** BEGIN **
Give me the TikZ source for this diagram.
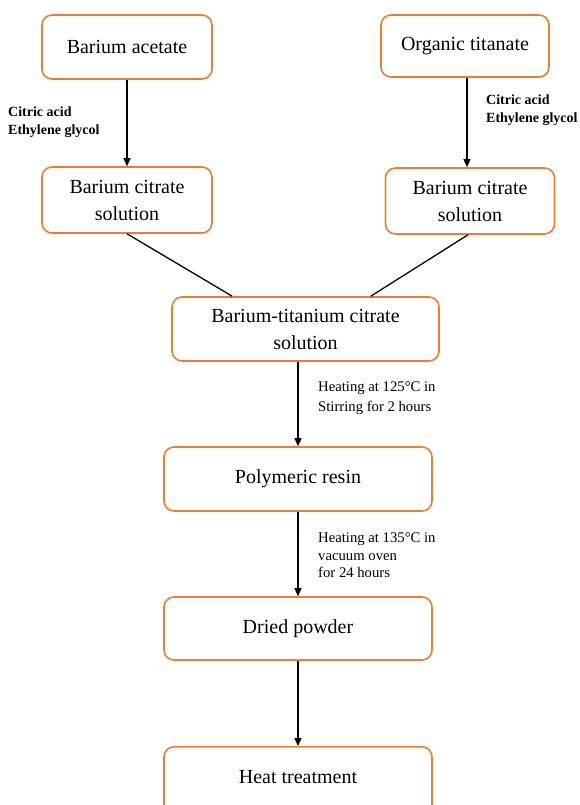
\documentclass[tikz,border=0pt]{standalone}
\usepackage{fontspec}
\setmainfont{Liberation Serif}
\usetikzlibrary{arrows.meta}
\definecolor{boxorange}{RGB}{237,125,49}
\tikzset{
  box/.style={draw=boxorange, line width=1.6pt, rounded corners=10pt, fill=white, align=center,
    font=\fontsize{20}{27}\selectfont, inner sep=0pt},
  arr/.style={line width=1.3pt, -{Triangle[length=8pt,width=7pt]}},
  ln/.style={line width=1.3pt},
  note/.style={align=left, anchor=north west, inner sep=0pt, font=\fontsize{14.7}{20}\selectfont},
  note2/.style={note, font=\fontsize{14.7}{17.5}\selectfont},
  bnote/.style={align=left, anchor=north west, inner sep=0pt, font=\bfseries\fontsize{14}{18}\selectfont},
}
\begin{document}
\begin{tikzpicture}[x=1pt,y=-1pt]
\useasboundingbox (0,0) rectangle (580,805);
\clip (0,0) rectangle (580,805);
\node[box, minimum width=170pt, minimum height=64pt] (ba) at (127,47) {Barium acetate};
\node[box, minimum width=168pt, minimum height=62pt] (ot) at (465,46) {Organic titanate};
\node[box, minimum width=170pt, minimum height=66pt] (lc) at (127,200) {Barium citrate\\solution};
\node[box, minimum width=169pt, minimum height=66pt] (rc) at (470,201) {Barium citrate\\solution};
\node[box, minimum width=267pt, minimum height=64pt] (bt) at (305.5,329) {Barium-titanium citrate\\solution};
\node[box, minimum width=268pt, minimum height=64pt] (res) at (298,479) {Polymeric resin};
\node[box, minimum width=268pt, minimum height=63pt] (dp) at (298,628.5) {Dried powder};
\node[box, minimum width=268pt, minimum height=80pt, anchor=north] (ht) at (298,746) {};
\node[font=\fontsize{20}{27}\selectfont] (htt) at (298,777) {Heat treatment};

\draw[arr] (ba.south) -- (lc.north);
\draw[arr] ([xshift=2pt]ot.south) -- ([xshift=-3pt]rc.north);
\draw[ln] (lc.south) -- ([xshift=61pt]bt.north west);
\draw[ln] ([xshift=-2pt]rc.south) -- ([xshift=-69pt]bt.north east);
\draw[arr] (bt.south -| res.north) -- (res.north);
\draw[arr] (res.south) -- (dp.north);
\draw[arr] (dp.south) -- (ht.north);

\node[bnote] (n1) at (8,107) {Citric acid\\Ethylene glycol};
\node[bnote] (n2) at (486,95) {Citric acid\\Ethylene glycol};
\node[note] (n3) at (318,382) {Heating at 125°C in\\Stirring for 2 hours};
\node[note2] (n4) at (318,533) {Heating at 135°C in\\vacuum oven\\for 24 hours};
\end{tikzpicture}
\end{document}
** END **
* **What you have to do**: Restate the whole of the material word for word without the pictures.

* **Response to the exercise**:
Give me the TikZ source for this diagram.
\documentclass[tikz,border=0pt]{standalone}
\usepackage{fontspec}
\setmainfont{Liberation Serif}
\usetikzlibrary{arrows.meta}
\definecolor{boxorange}{RGB}{237,125,49}
\tikzset{
  box/.style={draw=boxorange, line width=1.6pt, rounded corners=10pt, fill=white, align=center,
    font=\fontsize{20}{27}\selectfont, inner sep=0pt},
  arr/.style={line width=1.3pt, -{Triangle[length=8pt,width=7pt]}},
  ln/.style={line width=1.3pt},
  note/.style={align=left, anchor=north west, inner sep=0pt, font=\fontsize{14.7}{20}\selectfont},
  note2/.style={note, font=\fontsize{14.7}{17.5}\selectfont},
  bnote/.style={align=left, anchor=north west, inner sep=0pt, font=\bfseries\fontsize{14}{18}\selectfont},
}
\begin{document}
\begin{tikzpicture}[x=1pt,y=-1pt]
\useasboundingbox (0,0) rectangle (580,805);
\clip (0,0) rectangle (580,805);
\node[box, minimum width=170pt, minimum height=64pt] (ba) at (127,47) {Barium acetate};
\node[box, minimum width=168pt, minimum height=62pt] (ot) at (465,46) {Organic titanate};
\node[box, minimum width=170pt, minimum height=66pt] (lc) at (127,200) {Barium citrate\\solution};
\node[box, minimum width=169pt, minimum height=66pt] (rc) at (470,201) {Barium citrate\\solution};
\node[box, minimum width=267pt, minimum height=64pt] (bt) at (305.5,329) {Barium-titanium citrate\\solution};
\node[box, minimum width=268pt, minimum height=64pt] (res) at (298,479) {Polymeric resin};
\node[box, minimum width=268pt, minimum height=63pt] (dp) at (298,628.5) {Dried powder};
\node[box, minimum width=268pt, minimum height=80pt, anchor=north] (ht) at (298,746) {};
\node[font=\fontsize{20}{27}\selectfont] (htt) at (298,777) {Heat treatment};

\draw[arr] (ba.south) -- (lc.north);
\draw[arr] ([xshift=2pt]ot.south) -- ([xshift=-3pt]rc.north);
\draw[ln] (lc.south) -- ([xshift=61pt]bt.north west);
\draw[ln] ([xshift=-2pt]rc.south) -- ([xshift=-69pt]bt.north east);
\draw[arr] (bt.south -| res.north) -- (res.north);
\draw[arr] (res.south) -- (dp.north);
\draw[arr] (dp.south) -- (ht.north);

\node[bnote] (n1) at (8,107) {Citric acid\\Ethylene glycol};
\node[bnote] (n2) at (486,95) {Citric acid\\Ethylene glycol};
\node[note] (n3) at (318,382) {Heating at 125°C in\\Stirring for 2 hours};
\node[note2] (n4) at (318,533) {Heating at 135°C in\\vacuum oven\\for 24 hours};
\end{tikzpicture}
\end{document}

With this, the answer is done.